Errors or omissions in a drawing can result in serious consequences which can manifest themselves into confusion and disagreement, delays, additional costs and ultimately disputes. These problems can be avoided by ensuring that those who undertake measured surveys are adequately trained and supervised. It would be very unwise to assume that undertaking a measured survey is a simple process and a skill that everyone should naturally have. This is because buildings differ significantly in size, construction and form and the amount of information needed will vary depending on the scope of the project. One thing however that is for certain is that undertaking a measured survey is far more than just obtaining dimensions! A common issues I often found with my surveyors when undertaking an internal measured survey would be that they would sometimes miss key information such as floor to ceiling heights, window cill height, joist direction, services intake of a building, diagonal check measurements and sometimes even forgetting to note wall construction. If a re-visit is necessary to collect missing information then this will be a cost to the business and can impact on profitability.
Whilst undertaking a measured survey on site the Surveyor must appreciate that either they, or maybe somebody else like an Architectural Technologist will have to interpret the information that has been collected on site in order to prepare the drawings. Many times I have witnessed Surveyors and Technologists look with complete dismay at a piece of paper in the office that has been given to them by someone who has undertaken a measured survey. This is because what they are looking at is a rain drenched, smudged, excuse for a drawing that is so 'busy' with lines, dimensions and other information that it is difficult to tell the difference between each!, and they are expected to produce an accurate drawing from this!

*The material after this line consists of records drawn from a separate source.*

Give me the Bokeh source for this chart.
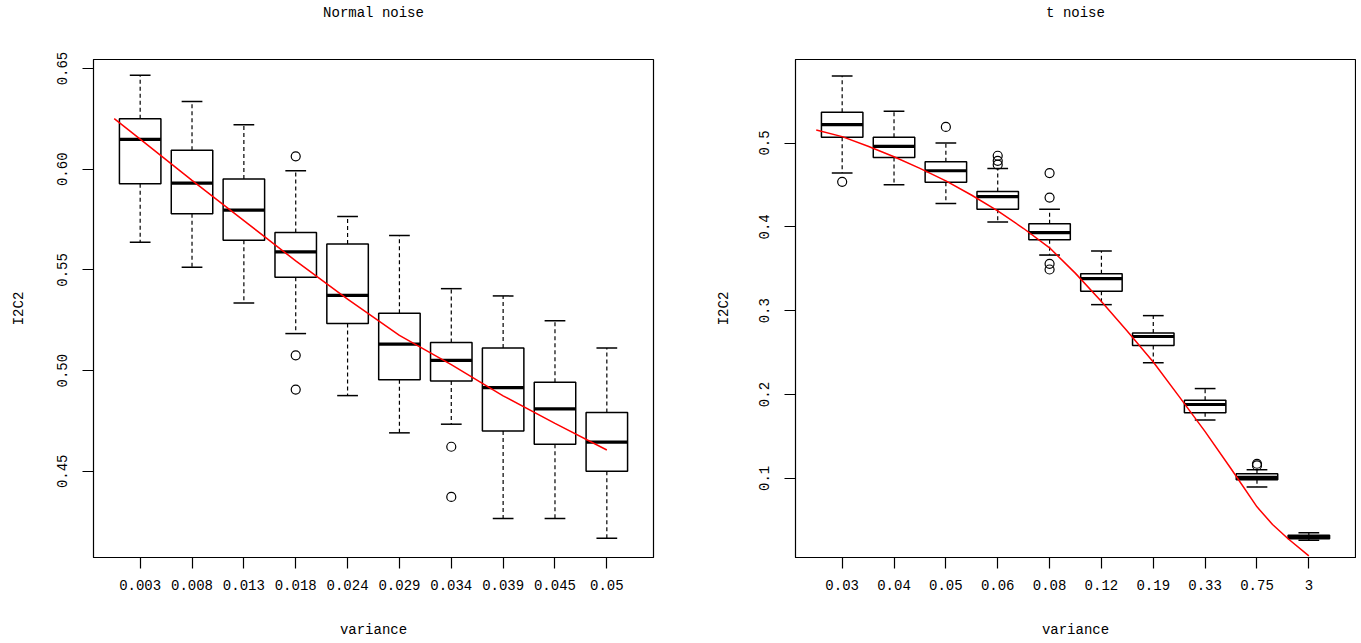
import numpy as np
from bokeh.plotting import figure
from bokeh.layouts import row
from bokeh.models import FixedTicker, Range1d, ColumnDataSource, PrintfTickFormatter, LinearAxis
from bokeh.embed import file_html
from bokeh.resources import INLINE

FONT = "Liberation Mono"

# ---------------- Normal noise ----------------
normal_cats = ["0.003", "0.008", "0.013", "0.018", "0.024", "0.029", "0.034", "0.039", "0.045", "0.05"]
normal_lower = [0.5638, 0.5513, 0.5336, 0.5184, 0.4876, 0.4691, 0.4734, 0.4266, 0.4266, 0.4167]
normal_q1 = [0.5928, 0.5779, 0.5648, 0.5464, 0.5234, 0.4955, 0.4949, 0.4700, 0.4635, 0.4500]
normal_med = [0.6148, 0.5931, 0.5797, 0.5590, 0.5374, 0.5132, 0.5051, 0.4916, 0.4810, 0.4645]
normal_q3 = [0.6251, 0.6094, 0.5951, 0.5686, 0.5629, 0.5285, 0.5140, 0.5112, 0.4942, 0.4792]
normal_upper = [0.6467, 0.6337, 0.6221, 0.5993, 0.5765, 0.5671, 0.5407, 0.5371, 0.5248, 0.5112]
normal_out_cat = [4, 4, 4, 7, 7]
normal_out_val = [0.6064, 0.5076, 0.4906, 0.4622, 0.4373]
normal_trend_x = [0.5, 1, 2, 3, 4, 5, 6, 7, 8, 9, 10]
normal_trend_y = [0.6251, 0.6150, 0.5945, 0.5745, 0.5545, 0.5355, 0.5175, 0.5030, 0.4875, 0.4738, 0.4606]

# ---------------- t noise ----------------
t_cats = ["0.03", "0.04", "0.05", "0.06", "0.08", "0.12", "0.19", "0.33", "0.75", "3"]
t_lower = [0.4641, 0.4501, 0.4277, 0.4058, 0.3663, 0.3072, 0.2379, 0.1696, 0.0897, 0.0261]
t_q1 = [0.5068, 0.4828, 0.4533, 0.4210, 0.3846, 0.3232, 0.2585, 0.1783, 0.0984, 0.0281]
t_med = [0.5220, 0.4960, 0.4669, 0.4361, 0.3930, 0.3383, 0.2692, 0.1881, 0.1012, 0.0300]
t_q3 = [0.5367, 0.5068, 0.4776, 0.4421, 0.4038, 0.3439, 0.2735, 0.1933, 0.1055, 0.0320]
t_upper = [0.5798, 0.5379, 0.5000, 0.4697, 0.4210, 0.3711, 0.2941, 0.2071, 0.1103, 0.0352]
t_out_cat = [1, 3, 4, 4, 4, 5, 5, 5, 5, 9, 9]
t_out_val = [0.4537, 0.5192, 0.4848, 0.4788, 0.4741, 0.4641, 0.4349, 0.3559, 0.3491, 0.1174, 0.1154]
t_trend_x = [0.5, 1, 1.5, 2, 2.5, 3, 3.5, 4, 4.5, 5, 5.5, 6, 6.5, 7, 7.5, 8, 8.5, 9, 9.3, 9.6, 10]
t_trend_y = [0.5156, 0.5076, 0.4962, 0.4836, 0.4698, 0.4549, 0.4377, 0.4190, 0.3980, 0.3750,
             0.3445, 0.3110, 0.2755, 0.2387, 0.1975, 0.1557, 0.1115, 0.0660, 0.0450, 0.0280, 0.0075]


def style_text_axis(ax):
    ax.major_tick_out = 11
    ax.major_tick_in = 0
    ax.minor_tick_line_color = None
    ax.major_tick_line_color = "black"
    ax.major_tick_line_width = 1.2
    ax.axis_line_color = "black"
    ax.major_label_text_font = FONT
    ax.major_label_text_font_size = "14px"
    ax.major_label_text_font_style = "normal"
    ax.major_label_text_color = "black"
    ax.axis_label_text_font = FONT
    ax.axis_label_text_font_size = "14px"
    ax.axis_label_text_font_style = "normal"
    ax.axis_label_text_color = "black"


def panel(title, cats, lower, q1, med, q3, upper, out_cat, out_val, tx, ty,
          y_lo, y_hi, yticks, fmt, width, border_left, border_right, ylab_off):
    n = len(cats)
    pos = np.arange(1, n + 1)
    p = figure(width=width, height=642,
               min_border_left=border_left, min_border_right=border_right,
               min_border_top=59, min_border_bottom=85,
               x_range=Range1d(0.1, 10.9), y_range=Range1d(y_lo, y_hi),
               output_backend="svg", toolbar_location=None,
               background_fill_color="white", border_fill_color="white")
    p.xgrid.visible = False
    p.ygrid.visible = False
    p.outline_line_color = "black"
    p.outline_line_width = 1.2
    p.title.visible = False

    hw = 0.4
    sw = 0.2
    src = ColumnDataSource(dict(x=pos, lower=lower, q1=q1, med=med, q3=q3, upper=upper,
                                l=pos - hw, r=pos + hw, sl=pos - sw, sr=pos + sw))
    p.segment(x0="x", y0="q3", x1="x", y1="upper", source=src, line_color="black",
              line_width=1.2, line_dash="4 3")
    p.segment(x0="x", y0="q1", x1="x", y1="lower", source=src, line_color="black",
              line_width=1.2, line_dash="4 3")
    p.segment(x0="sl", y0="upper", x1="sr", y1="upper", source=src, line_color="black", line_width=1.5)
    p.segment(x0="sl", y0="lower", x1="sr", y1="lower", source=src, line_color="black", line_width=1.5)
    p.quad(left="l", right="r", bottom="q1", top="q3", source=src, fill_color="white",
           line_color="black", line_width=1.5)
    p.segment(x0="l", y0="med", x1="r", y1="med", source=src, line_color="black", line_width=3.2)
    p.scatter(x=list(out_cat), y=list(out_val), marker="circle", size=9, fill_color=None,
              line_color="black", line_width=1.2)
    p.line(x=tx, y=ty, line_color="red", line_width=1.5)

    # title drawn as the label of an empty axis above the frame
    top_axis = LinearAxis(ticker=FixedTicker(ticks=[]), axis_label=title)
    top_axis.axis_line_color = None
    top_axis.major_tick_out = 0
    top_axis.major_tick_in = 0
    top_axis.minor_tick_line_color = None
    top_axis.major_label_standoff = 0
    top_axis.axis_label_standoff = 39
    top_axis.axis_label_text_font = FONT
    top_axis.axis_label_text_font_size = "14px"
    top_axis.axis_label_text_font_style = "normal"
    top_axis.axis_label_text_color = "black"
    p.add_layout(top_axis, "above")

    xa = p.below[0]
    ya = p.left[0]
    style_text_axis(xa)
    style_text_axis(ya)

    xa.ticker = FixedTicker(ticks=[float(v) for v in pos])
    xa.major_label_overrides = {float(v): c for v, c in zip(pos, cats)}
    xa.major_label_standoff = 11
    xa.axis_label = "variance"
    xa.axis_label_standoff = 29

    ya.ticker = FixedTicker(ticks=yticks)
    ya.formatter = PrintfTickFormatter(format=fmt)
    ya.major_label_orientation = "parallel"
    ya.major_label_standoff = 15
    ya.axis_label = "I2C2"
    ya.axis_label_standoff = ylab_off
    return p


p1 = panel("Normal noise", normal_cats, normal_lower, normal_q1, normal_med, normal_q3, normal_upper,
           normal_out_cat, normal_out_val, normal_trend_x, normal_trend_y,
           0.4072, 0.6545, [0.45, 0.50, 0.55, 0.60, 0.65], "%.2f", 680, 93, 27, 28)
p2 = panel("t noise", t_cats, t_lower, t_q1, t_med, t_q3, t_upper,
           t_out_cat, t_out_val, t_trend_x, t_trend_y,
           0.0056, 0.5996, [0.1, 0.2, 0.3, 0.4, 0.5], "%.1f", 676, 115, 1, 25)

layout = row(p1, p2)
open("out.html", "w").write(file_html(layout, INLINE))
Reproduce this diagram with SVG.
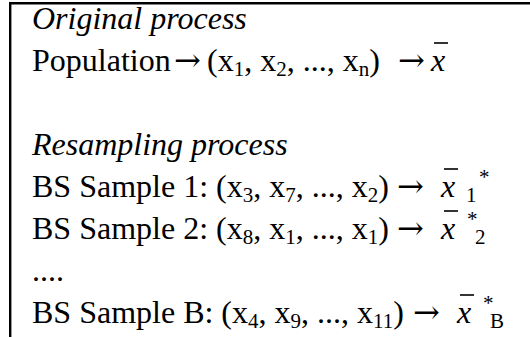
<svg xmlns="http://www.w3.org/2000/svg" width="530" height="337" viewBox="0 0 530 337">
<style>
text{font-family:"Liberation Serif","Times New Roman",serif;font-size:32px;fill:#000}
.it{font-style:italic}
.sub{font-size:21px}
.ar{font-family:"DejaVu Serif","DejaVu Sans",serif;font-size:32px}
.bar{stroke:#000;stroke-width:1.6;fill:none}
</style>
<rect width="530" height="337" fill="#fff"/>
<g id="frame">
<path d="M10.2 337 V3.2 H530" fill="none" stroke="#000" stroke-width="2.4"/>
</g>
<g id="original">
<text x="32" y="29" class="it">Original process</text>
<text x="32" y="71">Population<tspan class="ar" x="174">→</tspan><tspan x="207">(x</tspan><tspan class="sub" dy="5">1</tspan><tspan dy="-5">, x</tspan><tspan class="sub" dy="5">2</tspan><tspan dy="-5">, ..., x</tspan><tspan class="sub" dy="5">n</tspan><tspan dy="-5">)</tspan><tspan class="ar" x="398">→</tspan><tspan class="it" x="431">x</tspan></text>
<path class="bar" d="M434 43 H448"/>
</g>
<g id="resampling">
<text x="32" y="155" class="it">Resampling process</text>
<text x="32" y="197">BS Sample 1: (x<tspan class="sub" dy="5">3</tspan><tspan dy="-5">, x</tspan><tspan class="sub" dy="5">7</tspan><tspan dy="-5">, ..., x</tspan><tspan class="sub" dy="5">2</tspan><tspan dy="-5">)</tspan><tspan class="ar" x="397">→</tspan><tspan class="it" x="441">x</tspan><tspan class="sub" x="466" dy="5">1</tspan><tspan class="sub" x="479" dy="-18">*</tspan></text>
<path class="bar" d="M444 169 H458"/>
<text x="32" y="239">BS Sample 2: (x<tspan class="sub" dy="5">8</tspan><tspan dy="-5">, x</tspan><tspan class="sub" dy="5">1</tspan><tspan dy="-5">, ..., x</tspan><tspan class="sub" dy="5">1</tspan><tspan dy="-5">)</tspan><tspan class="ar" x="397">→</tspan><tspan class="it" x="441">x</tspan><tspan class="sub" x="467" dy="-13">*</tspan><tspan class="sub" x="475" dy="18">2</tspan></text>
<path class="bar" d="M444 211 H458"/>
<text x="32" y="281">....</text>
<text x="32" y="323">BS Sample B: (x<tspan class="sub" dy="5">4</tspan><tspan dy="-5">, x</tspan><tspan class="sub" dy="5">9</tspan><tspan dy="-5">, ..., x</tspan><tspan class="sub" dy="5">11</tspan><tspan dy="-5">)</tspan><tspan class="ar" x="413">→</tspan><tspan class="it" x="457">x</tspan><tspan class="sub" x="483" dy="-13">*</tspan><tspan class="sub" x="490" dy="18">B</tspan></text>
<path class="bar" d="M460 295 H474"/>
</g>
</svg>
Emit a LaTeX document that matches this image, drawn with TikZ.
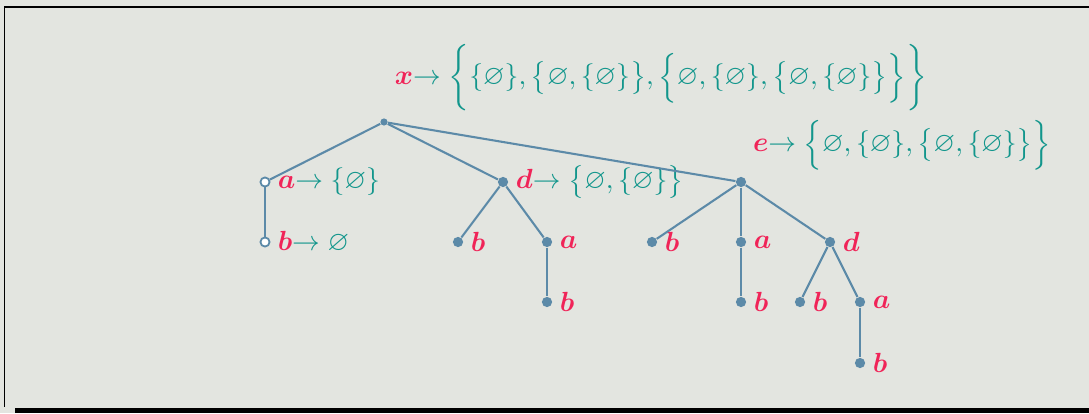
\documentclass[tikz,border=0pt]{standalone}
\usepackage{amsmath,amssymb,bm}
\usetikzlibrary{calc}

\definecolor{bgcol}{RGB}{227,229,224}
\definecolor{labred}{RGB}{240,36,88}
\definecolor{setteal}{RGB}{18,150,140}
\definecolor{edgeblue}{RGB}{92,138,168}

\newcommand{\lab}[1]{\textcolor{labred}{$\bm{#1}$}}
\newcommand{\maps}[2]{\textcolor{labred}{$\bm{#1}$}\textcolor{setteal}{$\to #2$}}

\begin{document}
\begin{tikzpicture}[x=0.0127cm, y=-0.0127cm,
    dot/.style={circle, fill=edgeblue, inner sep=0pt, minimum size=3.7pt},
    ring/.style={circle, draw=edgeblue, fill=white, line width=0.65pt, inner sep=0pt, minimum size=3.3pt},
    edge/.style={draw=edgeblue, line width=0.75pt},
    label distance=-0.9pt]
    %frame and background
        \useasboundingbox (0,0) rectangle (1089,413);
        \fill[bgcol] (0,0) rectangle (1089,413);
        \fill[black] (15,408) rectangle (1089,413);
        \draw[black, line width=0.55pt] (1089,7) -- (4.5,7) -- (4.5,407);

    %mark nodes of the tree
        \node[dot, minimum size=2.6pt, label={above right:\maps{x}{\biggl\{\{\varnothing\},\bigl\{\varnothing,\{\varnothing\}\bigr\},\Bigl\{\varnothing,\{\varnothing\},\bigl\{\varnothing,\{\varnothing\}\bigr\}\Bigr\}\biggr\}}}] (root) at (384,122) {};

        \node[ring, label={right:\maps{a}{\{\varnothing\}}}] (a1) at (265,182) {};
        \node[ring, label={right:\maps{b}{\varnothing}}] (b1) at (265,242) {};

        \node[dot, label={right:\maps{d}{\bigl\{\varnothing,\{\varnothing\}\bigr\}}}] (d1) at (503,182) {};
        \node[dot, label={right:\lab{b}}] (b2) at (458,242) {};
        \node[dot, label={right:\lab{a}}] (a2) at (547,242) {};
        \node[dot, label={right:\lab{b}}] (b3) at (547,302) {};

        \node[dot, label={above right:\maps{e}{\Bigl\{\varnothing,\{\varnothing\},\bigl\{\varnothing,\{\varnothing\}\bigr\}\Bigr\}}}] (e1) at (741,182) {};
        \node[dot, label={right:\lab{b}}] (b4) at (652,242) {};
        \node[dot, label={right:\lab{a}}] (a3) at (741,242) {};
        \node[dot, label={right:\lab{b}}] (b5) at (741,302) {};
        \node[dot, label={right:\lab{d}}] (d2) at (830,242) {};
        \node[dot, label={right:\lab{b}}] (b6) at (800,302) {};
        \node[dot, label={right:\lab{a}}] (a4) at (860,302) {};
        \node[dot, label={right:\lab{b}}] (b7) at (860,363) {};

    %draw edges
        \draw[edge] (root) -- (a1);
        \draw[edge] (root) -- (d1);
        \draw[edge] (root) -- (e1);
        \draw[edge] (a1) -- (b1);
        \draw[edge] (d1) -- (b2);
        \draw[edge] (d1) -- (a2);
        \draw[edge] (a2) -- (b3);
        \draw[edge] (e1) -- (b4);
        \draw[edge] (e1) -- (a3);
        \draw[edge] (e1) -- (d2);
        \draw[edge] (a3) -- (b5);
        \draw[edge] (d2) -- (b6);
        \draw[edge] (d2) -- (a4);
        \draw[edge] (a4) -- (b7);

\end{tikzpicture}
\end{document}
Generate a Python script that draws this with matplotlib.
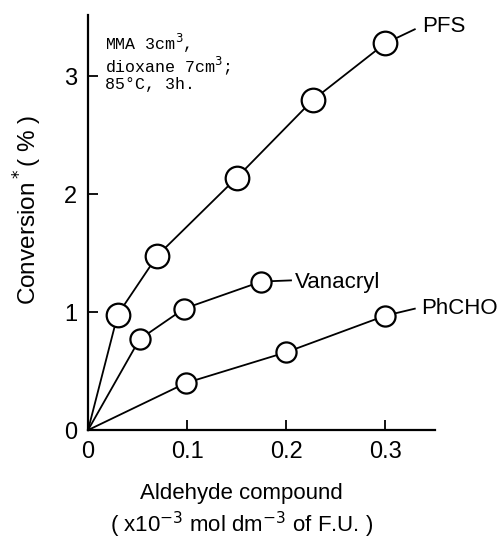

To help minimise omissions and errors in drawings there are some simple basic techniques that can be very useful when undertaking measured surveys. Firstly, I always advised my Surveyors to draw the building footprint (in pencil) first, before taking any dimensions, The pencil could then be overdrawn in pen later. This would ensure that the drawing was well proportioned and avoid 'squashing' information into a small corner of a piece of paper, because there is no room left on the sheet, toward the end of the survey. Next, use different colour pens for recording information. It is much easier to interpret a drawing if say the building outline is in black, dimensions are in red, construction details are in green, sockets, switches and radiators are in blue etc. Next, when using measuring tapes particularly for longer distances, ensure that there are no twists in the tape and that it is a tight as possible to avoid deflection. Surveyors must also ensure that dimensions are taken at the same height. For example is one Surveyor is holding the tape just above the skirting board and at the other end the Surveyor is holding the tape half way up the wall this could result in a significant inaccuracy in a single dimension.
The importance of a comprehensive and accurate measured survey cannot be understated, which can only be achieved through appropriate training and supervision. Organisations should ignore this at their peril!